On the net there are an abundance of advice how you should be doing this and that to actually be successful in delivering projects. You should be agile and develop agile systems but no idea on what agile code is (no it's not writing tests all over the place). You should adopt this or that work flow/process/mantra/technique/<insert the buzzword of the month here> and you should use <insert the programming language of the month here> and by using <insert the flavor of architecture of the month here>. Oh shut up and pick a language and use that. Swapping between languages for solving things is not a good thing. You don't see a lot of professors in several languages for a reason, its just too hard (of course there are a few which is good at it, but thats a few.). Problem is that it's very hard to define someone as really good at a language, how do you measure it?

And also that everyone is pragmatic by doing simple things in a simple way.

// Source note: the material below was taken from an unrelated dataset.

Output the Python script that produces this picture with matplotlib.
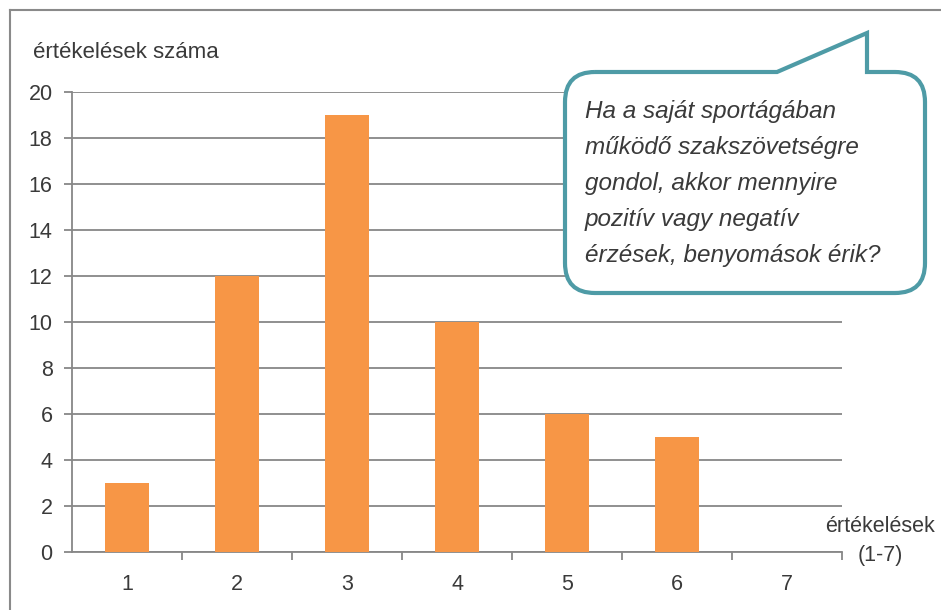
import matplotlib
matplotlib.use('Agg')
import matplotlib.pyplot as plt
from matplotlib.path import Path
from matplotlib.patches import PathPatch
from matplotlib.lines import Line2D

plt.rcParams['font.family'] = ['Liberation Sans', 'DejaVu Sans']

# data
ratings = [1, 2, 3, 4, 5, 6, 7]
counts = [3, 12, 19, 10, 6, 5, 0]
y_ticks = [0, 2, 4, 6, 8, 10, 12, 14, 16, 18, 20]

y_title = 'értékelések száma'
x_title = 'értékelések\n(1-7)'
question = ('Ha a saját sportágában\n'
            'működő szakszövetségre\n'
            'gondol, akkor mennyire\n'
            'pozitív vagy negatív\n'
            'érzések, benyomások érik?')

W, H = 941, 610
BAR = '#F79646'
GRID = '#878787'
TXT = '#3a3a3a'
TEAL = '#4E9BA6'

fig = plt.figure(figsize=(W / 100, H / 100), dpi=100)
fig.patch.set_facecolor('white')


def fx(x):
    return x / W


def fy(y):
    return 1 - y / H


ax = fig.add_axes([fx(72), fy(552), fx(842) - fx(72), fy(92) - fy(552)])
ax.bar(ratings, counts, width=0.4, color=BAR, zorder=3)
ax.set_xlim(0.5, 7.5)
ax.set_ylim(0, 20)
ax.set_yticks(y_ticks)
ax.set_xticks(ratings)
ax.set_xticks([r + 0.5 for r in ratings], minor=True)
ax.yaxis.grid(True, color=GRID, linewidth=1.3, zorder=0)
for s in ['top', 'right']:
    ax.spines[s].set_visible(False)
for s in ['left', 'bottom']:
    ax.spines[s].set_color(GRID)
    ax.spines[s].set_linewidth(1.3)
ax.tick_params(axis='y', length=6, width=1.3, color=GRID, pad=8,
               labelsize=15.5, labelcolor=TXT)
ax.tick_params(axis='x', which='major', length=0, pad=16,
               labelsize=15.5, labelcolor=TXT)
ax.tick_params(axis='x', which='minor', length=6, width=1.3, color=GRID)

fig.text(fx(33), fy(53), y_title, fontsize=16, color=TXT, va='center', ha='left')
fig.text(fx(880), fy(541), x_title, fontsize=15.5, color=TXT, va='center',
         ha='center', linespacing=1.55)

# outer frame (top and left edge visible)
fig.add_artist(Line2D([fx(10), 1], [fy(10), fy(10)], color='#8a8a8a', lw=1.5,
                      transform=fig.transFigure))
fig.add_artist(Line2D([fx(10), fx(10)], [fy(10), 0], color='#8a8a8a', lw=1.5,
                      transform=fig.transFigure))

# speech bubble
L, T, R, B, r = 565, 72, 925, 293, 30
pts = [(L + r, T), (777, T), (867, 33), (867, T), (R - r, T),
       (R, T), (R, T + r), (R, B - r), (R, B), (R - r, B),
       (L + r, B), (L, B), (L, B - r), (L, T + r), (L, T), (L + r, T)]
codes = [Path.MOVETO, Path.LINETO, Path.LINETO, Path.LINETO, Path.LINETO,
         Path.CURVE3, Path.CURVE3, Path.LINETO, Path.CURVE3, Path.CURVE3,
         Path.LINETO, Path.CURVE3, Path.CURVE3, Path.LINETO, Path.CURVE3,
         Path.CURVE3]
bubble = Path([(fx(x), fy(y)) for x, y in pts], codes)
fig.add_artist(PathPatch(bubble, facecolor='white', edgecolor=TEAL, lw=3,
                         transform=fig.transFigure, zorder=5))
fig.text(fx(585), fy(100), question, fontsize=17.5, style='italic', color=TXT,
         va='top', ha='left', linespacing=1.72, zorder=6)

fig.savefig('out.png', dpi=100)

WTF...? If coding is simple and solving problems is simple why do we have a job and is a problem a problem if its simple? No wonder that things fails and code looks like shit. A newsflash for most people, if you code is simple like a CRUD, you just failed programming 101. There's no such thing as a free lunch, particular when writing code. There are frameworks which will make you life a bit easier but, most of the time they fall short. Also if you are coding you ALWAYS have to look at the big picture (yes TDD falls short here). If you don't you will end up with a piece of unmaintainable piece of crap code because it's content is just rubbish. It may look all "clean codeish" and dandy with tests and stuff but it will still be a piece of crap, and bug ridden.

Oh hell, I just wrote my own "advice" (read rant) on the net... So I'll give my opinion on what pragmatic means. Pragmatic is NOT: use small frameworks and simple code.
Pragmatic is: use frameworks that are known and write code which makes problem solving simple.